(TASK OBJECTIVE) Your task is to give the listing below back word for word, pictures excluded.

(COLLECTED MATERIAL)
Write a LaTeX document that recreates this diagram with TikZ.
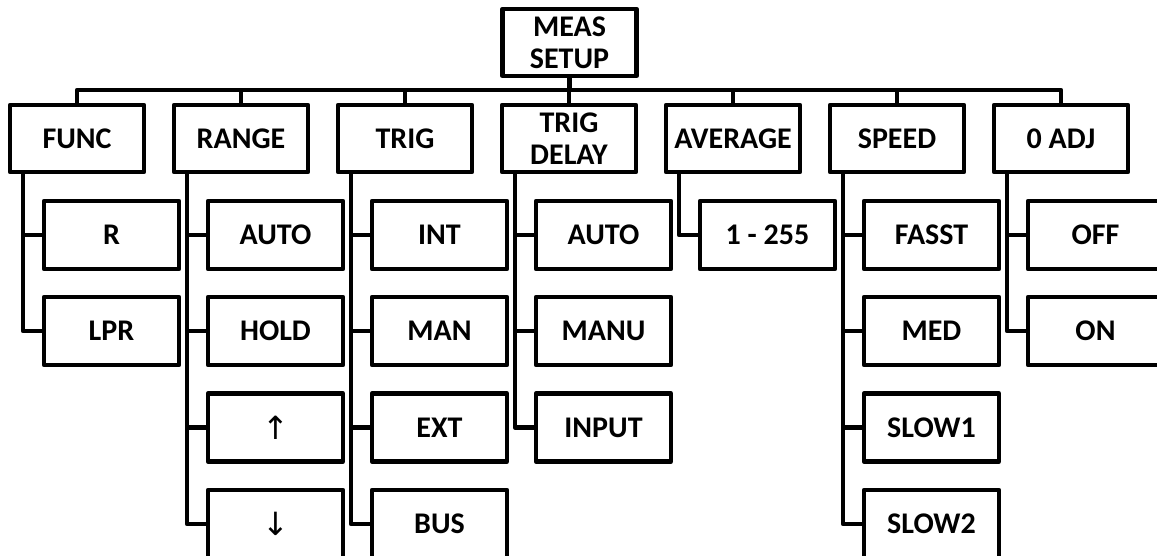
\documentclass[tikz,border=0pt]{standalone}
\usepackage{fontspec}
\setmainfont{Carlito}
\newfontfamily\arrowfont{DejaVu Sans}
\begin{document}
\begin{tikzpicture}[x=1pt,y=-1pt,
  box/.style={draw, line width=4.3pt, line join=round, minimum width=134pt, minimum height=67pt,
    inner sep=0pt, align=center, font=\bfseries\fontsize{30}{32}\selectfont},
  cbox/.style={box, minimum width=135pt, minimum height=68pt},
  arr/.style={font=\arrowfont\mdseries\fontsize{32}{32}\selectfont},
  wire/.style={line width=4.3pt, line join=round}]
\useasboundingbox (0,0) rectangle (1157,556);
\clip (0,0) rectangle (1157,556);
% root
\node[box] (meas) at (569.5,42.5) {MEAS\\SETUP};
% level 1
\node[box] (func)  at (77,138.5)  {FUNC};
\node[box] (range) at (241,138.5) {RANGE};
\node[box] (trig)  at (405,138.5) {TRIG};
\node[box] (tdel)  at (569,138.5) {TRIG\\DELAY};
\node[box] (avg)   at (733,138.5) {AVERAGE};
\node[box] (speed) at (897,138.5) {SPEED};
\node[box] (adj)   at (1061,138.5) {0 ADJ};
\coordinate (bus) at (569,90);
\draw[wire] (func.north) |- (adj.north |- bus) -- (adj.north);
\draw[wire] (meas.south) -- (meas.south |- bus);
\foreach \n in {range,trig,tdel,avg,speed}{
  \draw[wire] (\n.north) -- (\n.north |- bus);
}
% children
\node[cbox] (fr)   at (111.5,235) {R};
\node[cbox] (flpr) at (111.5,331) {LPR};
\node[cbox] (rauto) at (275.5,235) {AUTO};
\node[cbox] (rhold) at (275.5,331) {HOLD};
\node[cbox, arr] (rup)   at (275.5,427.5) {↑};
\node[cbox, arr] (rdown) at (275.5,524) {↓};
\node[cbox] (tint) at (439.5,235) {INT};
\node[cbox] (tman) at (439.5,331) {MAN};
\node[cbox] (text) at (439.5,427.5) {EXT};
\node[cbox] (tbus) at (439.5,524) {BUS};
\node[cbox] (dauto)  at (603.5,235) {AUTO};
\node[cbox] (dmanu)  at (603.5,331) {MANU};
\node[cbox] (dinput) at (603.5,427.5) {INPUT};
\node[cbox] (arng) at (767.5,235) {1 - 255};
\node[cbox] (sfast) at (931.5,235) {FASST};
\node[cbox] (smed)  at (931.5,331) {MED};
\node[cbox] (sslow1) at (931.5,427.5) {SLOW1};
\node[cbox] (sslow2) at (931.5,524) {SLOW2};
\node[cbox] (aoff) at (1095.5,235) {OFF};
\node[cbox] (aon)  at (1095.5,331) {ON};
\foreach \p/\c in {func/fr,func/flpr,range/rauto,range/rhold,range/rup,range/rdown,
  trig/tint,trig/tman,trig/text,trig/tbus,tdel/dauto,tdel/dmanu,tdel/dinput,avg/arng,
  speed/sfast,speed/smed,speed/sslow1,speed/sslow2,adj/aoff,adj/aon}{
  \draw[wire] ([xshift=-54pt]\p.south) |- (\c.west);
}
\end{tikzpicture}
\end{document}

(RESPONSE TO THE TASK)
Write a LaTeX document that recreates this diagram with TikZ.
\documentclass[tikz,border=0pt]{standalone}
\usepackage{fontspec}
\setmainfont{Carlito}
\newfontfamily\arrowfont{DejaVu Sans}
\begin{document}
\begin{tikzpicture}[x=1pt,y=-1pt,
  box/.style={draw, line width=4.3pt, line join=round, minimum width=134pt, minimum height=67pt,
    inner sep=0pt, align=center, font=\bfseries\fontsize{30}{32}\selectfont},
  cbox/.style={box, minimum width=135pt, minimum height=68pt},
  arr/.style={font=\arrowfont\mdseries\fontsize{32}{32}\selectfont},
  wire/.style={line width=4.3pt, line join=round}]
\useasboundingbox (0,0) rectangle (1157,556);
\clip (0,0) rectangle (1157,556);
% root
\node[box] (meas) at (569.5,42.5) {MEAS\\SETUP};
% level 1
\node[box] (func)  at (77,138.5)  {FUNC};
\node[box] (range) at (241,138.5) {RANGE};
\node[box] (trig)  at (405,138.5) {TRIG};
\node[box] (tdel)  at (569,138.5) {TRIG\\DELAY};
\node[box] (avg)   at (733,138.5) {AVERAGE};
\node[box] (speed) at (897,138.5) {SPEED};
\node[box] (adj)   at (1061,138.5) {0 ADJ};
\coordinate (bus) at (569,90);
\draw[wire] (func.north) |- (adj.north |- bus) -- (adj.north);
\draw[wire] (meas.south) -- (meas.south |- bus);
\foreach \n in {range,trig,tdel,avg,speed}{
  \draw[wire] (\n.north) -- (\n.north |- bus);
}
% children
\node[cbox] (fr)   at (111.5,235) {R};
\node[cbox] (flpr) at (111.5,331) {LPR};
\node[cbox] (rauto) at (275.5,235) {AUTO};
\node[cbox] (rhold) at (275.5,331) {HOLD};
\node[cbox, arr] (rup)   at (275.5,427.5) {↑};
\node[cbox, arr] (rdown) at (275.5,524) {↓};
\node[cbox] (tint) at (439.5,235) {INT};
\node[cbox] (tman) at (439.5,331) {MAN};
\node[cbox] (text) at (439.5,427.5) {EXT};
\node[cbox] (tbus) at (439.5,524) {BUS};
\node[cbox] (dauto)  at (603.5,235) {AUTO};
\node[cbox] (dmanu)  at (603.5,331) {MANU};
\node[cbox] (dinput) at (603.5,427.5) {INPUT};
\node[cbox] (arng) at (767.5,235) {1 - 255};
\node[cbox] (sfast) at (931.5,235) {FASST};
\node[cbox] (smed)  at (931.5,331) {MED};
\node[cbox] (sslow1) at (931.5,427.5) {SLOW1};
\node[cbox] (sslow2) at (931.5,524) {SLOW2};
\node[cbox] (aoff) at (1095.5,235) {OFF};
\node[cbox] (aon)  at (1095.5,331) {ON};
\foreach \p/\c in {func/fr,func/flpr,range/rauto,range/rhold,range/rup,range/rdown,
  trig/tint,trig/tman,trig/text,trig/tbus,tdel/dauto,tdel/dmanu,tdel/dinput,avg/arng,
  speed/sfast,speed/smed,speed/sslow1,speed/sslow2,adj/aoff,adj/aon}{
  \draw[wire] ([xshift=-54pt]\p.south) |- (\c.west);
}
\end{tikzpicture}
\end{document}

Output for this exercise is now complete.